Die Lufthansa tut wirklich alles, damit der Luftverkehrsstandort Berlin (drittgrößter in D.) nicht abhebt - erst legten die Air-Berlin-Pleite-Profiteure die Linie nach New York lahm, jetzt ätzte Vorstandsmitglied Thorsten Dirks (verantwortlich für die Tochtergesellschaft Eurowings) beim „Unternehmertag am Tegernsee“: „Das Ding wird abgerissen und neu gebaut.“ (Q: FAZ)

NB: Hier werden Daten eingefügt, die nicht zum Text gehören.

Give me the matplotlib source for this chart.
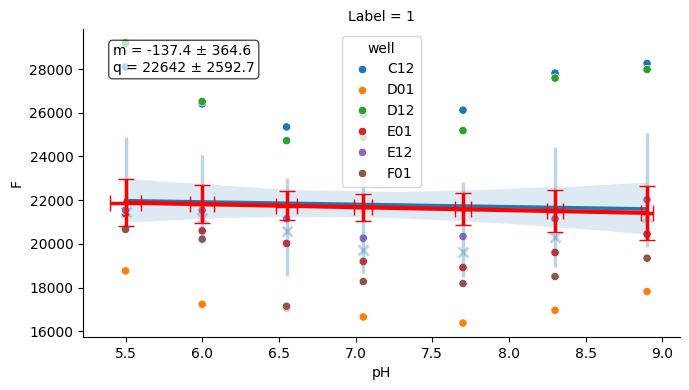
import matplotlib
matplotlib.use("Agg")
import matplotlib.pyplot as plt
import pandas as pd
import seaborn as sns

# pH steps and raw fluorescence per well
ph = [5.5, 6.0, 6.55, 7.05, 7.7, 8.3, 8.9]
wells = ["C12", "D01", "D12", "E01", "E12", "F01"]
c12 = [28091, 26408, 25353, 25936, 26119, 27815, 28256]
d01 = [18765, 17238, 17080, 16656, 16381, 16963, 17820]
d12 = [29191, 26513, 24725, 24881, 25184, 27586, 27981]
e01 = [21380, 20599, 20021, 19196, 18921, 19608, 20447]
e12 = [21534, 21534, 21149, 20264, 20342, 21149, 22020]
f01 = [20663, 20218, 17146, 18279, 18187, 18508, 19347]

# light blue summary per pH
avg_f = [23200, 22085, 20762, 20869, 20661, 21686, 22451]
avg_err = [1680, 1985, 2240, 2196, 2171, 2738, 2613]
med_f = [21456, 21167, 20585, 19714, 19608, 20324, 21241]

# weighted fit (red)
fit_f = [21886, 21818, 21742, 21673, 21584, 21502, 21419]
fit_xerr = [0.10, 0.08, 0.067, 0.059, 0.052, 0.052, 0.038]
fit_yerr = [1077, 871, 665, 628, 724, 947, 1238]
fit_text = "m = -137.4 ± 364.6\nq = 22642 ± 2592.7"

rows = []
for name, vals in zip(wells, [c12, d01, d12, e01, e12, f01]):
    for x, v in zip(ph, vals):
        rows.append({"pH": x, "F": v, "well": name})
df = pd.DataFrame(rows)

fig, ax = plt.subplots(figsize=(6.89, 3.9), dpi=100)
sns.scatterplot(data=df, x="pH", y="F", hue="well", ax=ax)
sns.regplot(data=df, x="pH", y="F", scatter=False, color="C0", ci=68, seed=0,
            line_kws={"lw": 2.5}, ax=ax)

ax.errorbar(ph, avg_f, yerr=avg_err, fmt="none", ecolor="C0", alpha=0.3,
            elinewidth=2.5)
ax.plot(ph, med_f, "x", color="C0", alpha=0.3, ms=7, mew=2)

ax.errorbar(ph, fit_f, xerr=fit_xerr, yerr=fit_yerr, fmt="-", color="r",
            lw=3, elinewidth=2.5, capsize=6, capthick=1)

ax.text(0.05, 0.95, fit_text, transform=ax.transAxes, va="top", fontsize=10,
        bbox=dict(boxstyle="round", facecolor="white", alpha=0.7))

sns.move_legend(ax, "upper center")
ax.set_title("Label = 1", fontsize=10)
ax.set_xlabel("pH")
ax.set_ylabel("F")
sns.despine(ax=ax)

fig.subplots_adjust(left=0.1205, right=0.987, top=0.9256, bottom=0.1359)
fig.savefig("out.png")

Die Reaktionen aus Berlin: „Das ist Unsinn“, empörte sich Flughafenchef Engelbert Lütke Daldrup – anstatt sich mit dem BER zu beschäftigen, wäre es für die „nationale Airline“ eine lohnende Aufgabe, „mehr Engagement für die Langstrecke in der Hauptstadt“ zu zeigen. Denn auch direkte Asienverbindungen bietet die Lufthansa von Berlin aus nicht an – und gemeinsam mit dem CSU-geführten Verkehrsministerium, das stets das Wohl des Münchener Airports im Sinn hat, blockiert sie mögliche Konkurrenten. Auch IHK-Hauptgeschäftsführer Jan Eder warf die Frage auf, „welche Gründehinter diesem Vorgehen stehen“. Und Senatssprecherin Claudia Sünder stellte nüchtern fest: „Wenigstens weiß die Welt jetzt, dass es Thorsten Dirks gibt.“
Ob der auch so nüchtern war bei seinem verbalen Tegernsee-Absturz? Dirks jammerte nämlich, die Lufthansa müsse jetzt „in Berlin alles umbauen“ – dabei ging es ihm doch tatsächlich um das überarbeitete Kranich-Logo, „ich weiß gar nicht, wie das gehen soll“. Ganz einfach, Herr Dirks, so wie in Frankfurt und München: Das alte abkratzen und das neue draufkleben – fertig. (Mehr zur LH heute im „Tweet des Tages“).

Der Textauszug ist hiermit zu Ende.